◆ The exercise: Retype, word for word, the lines from the first line of the entries through the line that holds "var categorias = [['muy"; leave out the pictures.

◆ Provided records:

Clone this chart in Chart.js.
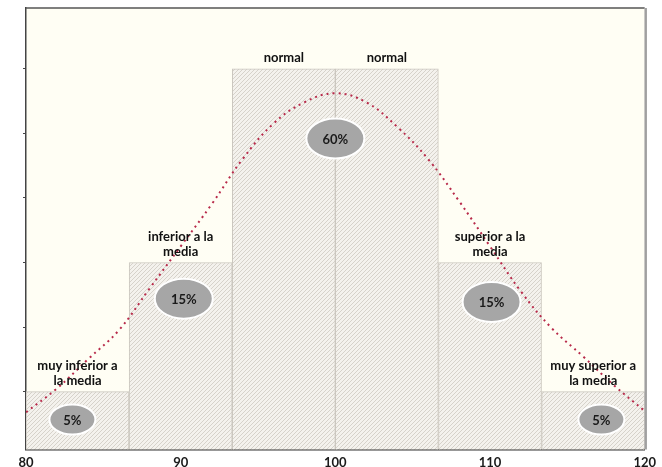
<!DOCTYPE html>
<html>
<head>
<meta charset="utf-8">
<script src="https://cdn.jsdelivr.net/npm/chart.js@4.4.1/dist/chart.umd.min.js"></script>
<style>
html,body{margin:0;padding:0;background:#fff;}
</style>
</head>
<body>
<canvas id="grafico" width="662" height="467"></canvas>
<script>
// barras (centro de cada intervalo) y su altura
var centros = [83.33, 90, 96.67, 103.33, 110, 116.67];
var alturas = [1, 3, 6, 6, 3, 1];
var categorias = [['muy inferior a', 'la media'], ['inferior a la', 'media'], ['normal'], ['normal'], ['superior a la', 'media'], ['muy superior a', 'la media']];

// curva normal
var curvaX = [80, 82, 84, 86, 88, 90, 92, 94, 96, 98, 100, 102, 104, 106, 108, 110, 112, 114, 116, 118, 120];
var curvaY = [0.68, 1.05, 1.5, 1.95, 2.6, 3.25, 3.9, 4.6, 5.15, 5.48, 5.62, 5.48, 5.1, 4.6, 3.95, 3.25, 2.55, 1.98, 1.55, 1.1, 0.7];

// porcentajes dentro de los ovalos
var porcentajes = ['5%', '15%', '60%', '15%', '5%'];
var porcX = [83.0, 90.2, 100, 110.1, 117.2];
var porcY = [0.57, 2.44, 4.92, 2.39, 0.57];

var ticksX = [80, 90, 100, 110, 120];
var ticksY = [1, 2, 3, 4, 5, 6];

var fuente = 'Lato, "Open Sans", sans-serif';

function trama(){
	var c = document.createElement('canvas');
	c.width = 4; c.height = 4;
	var g = c.getContext('2d');
	g.fillStyle = '#f4f2ed';
	g.fillRect(0, 0, 4, 4);
	g.strokeStyle = '#d6d2ca';
	g.lineWidth = 1;
	g.beginPath();
	g.moveTo(0, 4); g.lineTo(4, 0);
	g.moveTo(-1, 1); g.lineTo(1, -1);
	g.moveTo(3, 5); g.lineTo(5, 3);
	g.stroke();
	return g.createPattern(c, 'repeat');
}

var fondo = {
	id: 'fondo',
	beforeDraw: function(chart){
		var a = chart.chartArea, ctx = chart.ctx;
		ctx.save();
		ctx.fillStyle = '#fffef4';
		ctx.fillRect(a.left, a.top, a.right - a.left, a.bottom - a.top);
		ctx.restore();
	}
};

var marco = {
	id: 'marco',
	afterDraw: function(chart){
		var a = chart.chartArea, ctx = chart.ctx;
		ctx.save();
		ctx.strokeStyle = '#555';
		ctx.lineWidth = 1.5;
		ctx.beginPath();
		ctx.moveTo(a.left, a.top);
		ctx.lineTo(a.right, a.top);
		ctx.stroke();
		ctx.strokeStyle = '#a0a0a0';
		ctx.lineWidth = 2.5;
		ctx.beginPath();
		ctx.moveTo(a.right + 1, a.top);
		ctx.lineTo(a.right + 1, a.bottom);
		ctx.stroke();
		ctx.restore();
	}
};

var rotulos = {
	id: 'rotulos',
	afterDatasetsDraw: function(chart){
		var ctx = chart.ctx;
		var barras = chart.getDatasetMeta(1).data;
		ctx.save();
		ctx.textAlign = 'center';
		ctx.textBaseline = 'middle';
		ctx.fillStyle = '#111';
		ctx.font = 'bold 13px ' + fuente;
		barras.forEach(function(b, i){
			var lineas = categorias[i];
			for (var k = 0; k < lineas.length; k++) {
				var y = b.y - 11 - (lineas.length - 1 - k) * 15;
				ctx.fillText(lineas[k], b.x, y);
			}
		});
		// ovalos
		var sx = chart.scales.x, sy = chart.scales.y;
		porcentajes.forEach(function(t, i){
			var cx = sx.getPixelForValue(porcX[i]);
			var cy = sy.getPixelForValue(porcY[i]);
			var chico = t == '5%';
			ctx.beginPath();
			ctx.ellipse(cx, cy, chico ? 23 : 29, chico ? 15 : 20, 0, 0, Math.PI * 2);
			ctx.fillStyle = '#a6a6a6';
			ctx.fill();
			ctx.strokeStyle = '#fff';
			ctx.lineWidth = 2;
			ctx.stroke();
			ctx.fillStyle = '#1a1a1a';
			ctx.font = 'bold 13px ' + fuente;
			ctx.fillText(t, cx, cy + 1);
		});
		ctx.restore();
	}
};

var puntosCurva = curvaX.map(function(x, i){ return {x: x, y: curvaY[i]}; });
var puntosBarras = centros.map(function(x, i){ return {x: x, y: alturas[i]}; });

new Chart(document.getElementById('grafico').getContext('2d'), {
	type: 'bar',
	data: {
		datasets: [{
			type: 'line',
			data: puntosCurva,
			borderColor: '#b82a4a',
			borderWidth: 2,
			borderDash: [2, 4],
			pointRadius: 0,
			tension: 0.4,
			fill: false,
			order: 0
		}, {
			type: 'bar',
			data: puntosBarras,
			backgroundColor: trama(),
			borderColor: '#cbc7bf',
			borderWidth: 1,
			barPercentage: 1,
			categoryPercentage: 1,
			order: 1
		}]
	},
	options: {
		responsive: false,
		animation: false,
		layout: { padding: { left: 23, right: 9, top: 8, bottom: -10 } },
		plugins: {
			legend: { display: false },
			tooltip: { enabled: false }
		},
		scales: {
			x: {
				type: 'linear',
				offset: false,
				min: 80,
				max: 120,
				afterBuildTicks: function(s){ s.ticks = ticksX.map(function(v){ return {value: v}; }); },
				grid: { display: false, drawTicks: false },
				border: { display: true, color: '#333', width: 1.5 },
				ticks: { color: '#1a1a1a', padding: 6, font: { family: fuente, size: 13, weight: 'bold' } }
			},
			y: {
				min: 0.106,
				max: 6.94,
				afterBuildTicks: function(s){ s.ticks = ticksY.map(function(v){ return {value: v}; }); },
				grid: { display: true, drawOnChartArea: false, drawTicks: true, tickLength: 3, color: '#444' },
				border: { display: true, color: '#444', width: 1.5 },
				ticks: { display: false }
			}
		}
	},
	plugins: [fondo, marco, rotulos]
});
</script>
</body>
</html>
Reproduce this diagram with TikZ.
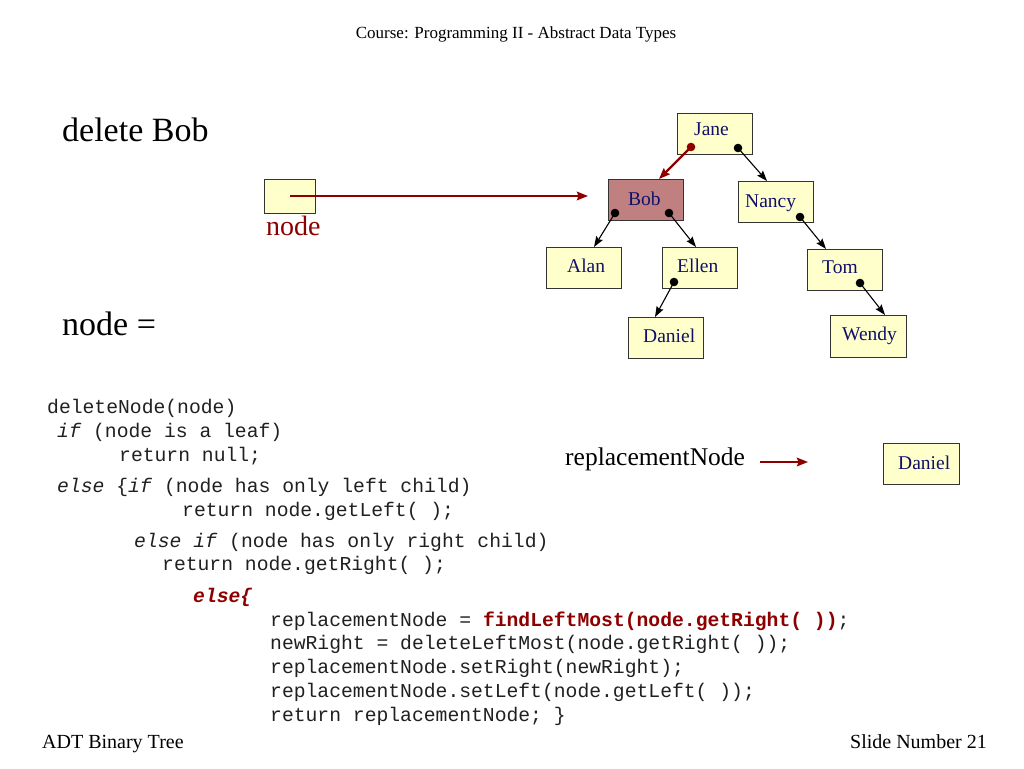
\documentclass[tikz,border=0pt]{standalone}
\usepackage{fontspec}
\setmainfont{Liberation Serif}
\setmonofont{Liberation Mono}
\usetikzlibrary{arrows.meta,calc}
\definecolor{dred}{HTML}{8E0000}
\definecolor{boxfill}{HTML}{FFFFCC}
\definecolor{bobfill}{HTML}{C08080}
\definecolor{boxline}{HTML}{333333}
\definecolor{navy}{HTML}{10106B}
\definecolor{codegray}{HTML}{202020}
\begin{document}
\begin{tikzpicture}[x=1pt,y=-1pt,
  box/.style={draw=boxline, fill=boxfill, line width=1pt, inner sep=0pt, anchor=north west, minimum width=75pt, minimum height=41pt},
  tlbl/.style={font=\fontsize{19.5}{22}\selectfont, text=navy, inner sep=0pt, anchor=base west},
  code/.style={font=\fontsize{19.7}{22}\selectfont\ttfamily, text=codegray, inner sep=0pt, anchor=base west},
  big/.style={font=\fontsize{34}{40}\selectfont, inner sep=0pt, anchor=base west},
  ptr/.style={-{Stealth[length=10.5pt,width=7.5pt,inset=1.5pt]}, line width=1.1pt},
  rptr/.style={-{Stealth[length=11pt,width=8.5pt,inset=1.5pt]}, line width=2.3pt, draw=dred}]
\useasboundingbox (0,0) rectangle (1024,768);
\fill[white] (0,0) rectangle (1024,768);

% header and footer
\node[font=\fontsize{17}{20}\selectfont, inner sep=0pt, anchor=base] (hdr) at (516,39) {Course: Programming II - Abstract Data Types};
\node[font=\fontsize{20}{24}\selectfont, inner sep=0pt, anchor=base west] (ftl) at (42,748) {ADT Binary Tree};
\node[font=\fontsize{20}{24}\selectfont, inner sep=0pt, anchor=base east] (ftr) at (987,748) {Slide Number 21};

% titles
\node[big] (title) at (62,141) {delete Bob};
\node[big] (nodeeq) at (62,335) {node =};

% node pointer box
\node[box, minimum width=51pt, minimum height=34pt] (nbox) at (264,179) {};
\node[font=\fontsize{28}{32}\selectfont, text=dred, inner sep=0pt, anchor=base west] (nlbl) at (266,235) {node};

% tree boxes
\node[box] (jane) at (677,113) {};
\node[box, fill=bobfill] (bob) at (608,179) {};
\node[box] (nancy) at (738,181) {};
\node[box] (alan) at (546,247) {};
\node[box] (ellen) at (662,247) {};
\node[box] (tom) at (807,249) {};
\node[box] (daniel) at (628,317) {};
\node[box, minimum width=76pt, minimum height=42pt] (wendy) at (830,315) {};
\node[box, minimum width=76pt, minimum height=41pt] (daniel2) at (883,443) {};

% tree labels
\node[tlbl] (janeT) at (694,135) {Jane};
\node[tlbl] (bobT) at (628,205) {Bob};
\node[tlbl] (nancyT) at (745,207) {Nancy};
\node[tlbl] (alanT) at (567,272) {Alan};
\node[tlbl] (ellenT) at (677,272) {Ellen};
\node[tlbl] (tomT) at (822,273) {Tom};
\node[tlbl] (danielT) at (643,342) {Daniel};
\node[tlbl] (wendyT) at (842,340) {Wendy};
\node[tlbl] (daniel2T) at (898,469) {Daniel};

% dots
\coordinate (janeL) at (691,147);
\coordinate (janeR) at (738,148);
\coordinate (bobL) at (615,213);
\coordinate (bobR) at (669,213);
\coordinate (nancyD) at (800,217);
\coordinate (ellenD) at (674,282);
\coordinate (tomD) at (860,283);
\coordinate (nd) at (290,196);

% connectors
\draw[rptr] (janeL) -- ($(bob.north west)+(51,0)$);
\draw[ptr] (janeR) -- ($(nancy.north west)+(29,0)$);
\draw[ptr] (bobL) -- ($(alan.north west)+(48,0)$);
\draw[ptr] (bobR) -- ($(ellen.north west)+(34,0)$);
\draw[ptr] (nancyD) -- ($(tom.north west)+(19,0)$);
\draw[ptr] (ellenD) -- ($(daniel.north west)+(27,0)$);
\draw[ptr] (tomD) -- ($(wendy.north west)+(55,0)$);
\draw[rptr, shorten >=20pt] (nd) -- (nd -| bob.west);

\fill[dred] (janeL) circle (4.3pt);
\foreach \p in {janeR,bobL,bobR,nancyD,ellenD,tomD} \fill[black] (\p) circle (4.3pt);

% replacementNode
\node[font=\fontsize{25.5}{30}\selectfont, inner sep=0pt, anchor=base west] (rn) at (565,465) {replacementNode};
\coordinate (ra) at (760,462);
\coordinate (rb) at (808,462);
\draw[rptr] (ra) -- (rb);

% code
\node[code] (c1) at (47,413) {deleteNode(node)};
\node[code] (c2) at (57,437) {\textit{if} (node is a leaf)};
\node[code] (c3) at (119,461) {return null;};
\node[code] (c4) at (57,492) {\textit{else} \{\textit{if} (node has only left child)};
\node[code] (c5) at (182,516) {return node.getLeft( );};
\node[code] (c6) at (134,547) {\textit{else if} (node has only right child)};
\node[code] (c7) at (162,570) {return node.getRight( );};
\node[code, text=dred] (c8) at (193,602) {\textbf{\textit{else\{}}};
\node[code] (c9) at (270,626) {replacementNode = \textcolor{dred}{\textbf{findLeftMost(node.getRight( ))}};};
\node[code] (c10) at (270,649) {newRight = deleteLeftMost(node.getRight( ));};
\node[code] (c11) at (270,673) {replacementNode.setRight(newRight);};
\node[code] (c12) at (270,697) {replacementNode.setLeft(node.getLeft( ));};
\node[code] (c13) at (270,721) {return replacementNode; \}};
\end{tikzpicture}
\end{document}
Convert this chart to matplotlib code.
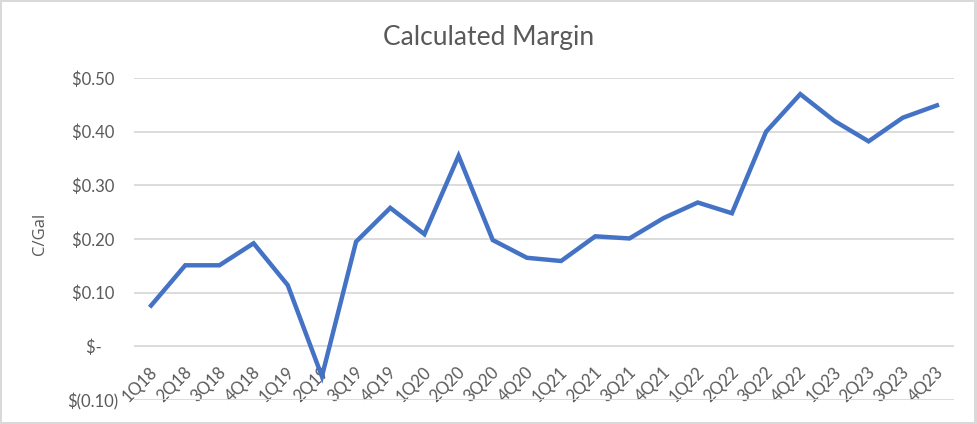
import matplotlib.pyplot as plt
from matplotlib.patches import Rectangle
from matplotlib.transforms import ScaledTranslation

quarters = ["1Q18", "2Q18", "3Q18", "4Q18", "1Q19", "2Q19", "3Q19", "4Q19",
            "1Q20", "2Q20", "3Q20", "4Q20", "1Q21", "2Q21", "3Q21", "4Q21",
            "1Q22", "2Q22", "3Q22", "4Q22", "1Q23", "2Q23", "3Q23", "4Q23"]
margin = [0.076, 0.151, 0.151, 0.192, 0.114, -0.056, 0.195, 0.258,
          0.209, 0.355, 0.198, 0.165, 0.159, 0.205, 0.201, 0.239,
          0.268, 0.248, 0.400, 0.470, 0.420, 0.382, 0.426, 0.449]
y_ticks = [-0.10, 0.0, 0.10, 0.20, 0.30, 0.40, 0.50]
y_labels = ["$(0.10)", "$-    ", "$0.10 ", "$0.20 ", "$0.30 ", "$0.40 ", "$0.50 "]

plt.rcParams['font.family'] = ['Lato', 'DejaVu Sans']
txt = '#595959'

fig = plt.figure(figsize=(9.77, 4.24), dpi=100, facecolor='#D9D9D9')
# white chart area inside the grey frame (thicker on right / bottom)
fig.patches.append(Rectangle((1.5/977, 2/424), (974 - 1.5)/977, (422.5 - 2)/424,
                             transform=fig.transFigure, facecolor='white',
                             edgecolor='none', zorder=-10))

ax = fig.add_axes([134/977, 1 - 400/424, (954 - 134)/977, (400 - 78)/424])
ax.set_facecolor('none')

x = list(range(len(quarters)))
ax.plot(x, margin, color='#4472C4', linewidth=3.2, solid_joinstyle='miter')

ax.set_xlim(-0.5, len(quarters) - 0.5)
ax.set_ylim(-0.10, 0.50)
ax.set_yticks(y_ticks)
ax.set_yticklabels(y_labels)
ax.yaxis.grid(True, color='#D9D9D9', linewidth=1.3)
ax.set_axisbelow(True)
for s in ax.spines.values():
    s.set_visible(False)
ax.spines['bottom'].set_position(('data', 0))   # labels sit under the zero line
ax.tick_params(axis='y', length=0, pad=11, labelsize=12, labelcolor=txt)
ax.tick_params(axis='x', length=0, pad=17, labelsize=12, labelcolor=txt)
ax.set_xticks(x)
ax.set_xticklabels(quarters, rotation=45, ha='right', va='center',
                   rotation_mode='anchor')
shift = ScaledTranslation(4/100, 0, fig.dpi_scale_trans)
for lab in ax.get_xticklabels():
    lab.set_transform(lab.get_transform() + shift)

fig.text(40/977, 1 - 234/424, "C/Gal", rotation=90, ha='center', va='center',
         fontsize=12, color=txt, family='Open Sans')
fig.text(0.5, 1 - 37/424, "Calculated Margin", ha='center', va='center',
         fontsize=19, color=txt)

fig.savefig("out.png", dpi=100, facecolor=fig.get_facecolor())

◆ Solution:
Clone this chart in Chart.js.
<!DOCTYPE html>
<html>
<head>
<meta charset="utf-8">
<script src="https://cdn.jsdelivr.net/npm/chart.js@4.4.1/dist/chart.umd.min.js"></script>
<style>
html,body{margin:0;padding:0;background:#fff;}
</style>
</head>
<body>
<canvas id="grafico" width="662" height="467"></canvas>
<script>
// barras (centro de cada intervalo) y su altura
var centros = [83.33, 90, 96.67, 103.33, 110, 116.67];
var alturas = [1, 3, 6, 6, 3, 1];
var categorias = [['muy inferior a', 'la media'], ['inferior a la', 'media'], ['normal'], ['normal'], ['superior a la', 'media'], ['muy superior a', 'la media']];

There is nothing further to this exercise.